With parking limited around the stadium for yesterday’s Super Bowl, attendees relied on the New York region’s transit system to get to and from the game. After months of worry about the weather, mass transit was the Least Valuable Player on game day.
In a regrettable failure on the nation’s biggest stage, one of the defining images of a forgettable Super Bowl will be hordes of attendees swarming transit platforms in futile attempts at ingress and egress.
The Super Bowl was billed as the “first ever Mass-Transit Super Bowl”: “With parking spaces at the stadium severely restricted for the game, Super Bowl organizers decided to rely heavily on trains and buses, which are usually used on a considerably smaller scale for Jets and Giants games,” reports Matt Flegenheimer.
In another article, Mike Frassinelli and Ryan Hutchins claim the 28,000 people who used transit to attend the game totaled “far more people than officials had expected, and it proved too much for the transit system to handle.”
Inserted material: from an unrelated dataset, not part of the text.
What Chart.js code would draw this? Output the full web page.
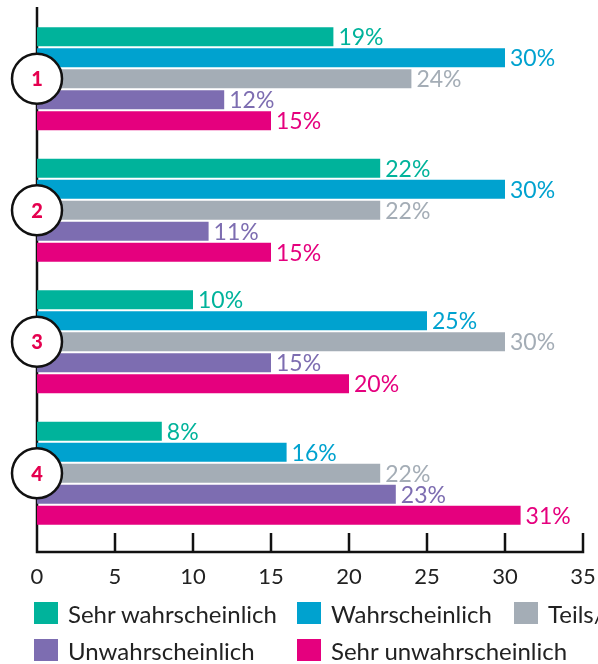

Taking the brunt of the traffic (and the complaints) was New Jersey Transit: “Crowds boarded en masse at Pennsylvania Station in Manhattan and traveled to Secaucus Junction, where people were then required to show game tickets before boarding connecting trains to the stadium, which is in East Rutherford. It took a while,” says Flegenheimer. Delays were so bad after the game, in fact, that attendees were encouraged to stay in the stadium. Lines weren’t fully clear until 2.5 hours after the game. The transit system even lucked out that the game wasn’t closer: “the situation would probably have been worse if the game had been closer and a lot of Denver fans had chosen to stay to the end."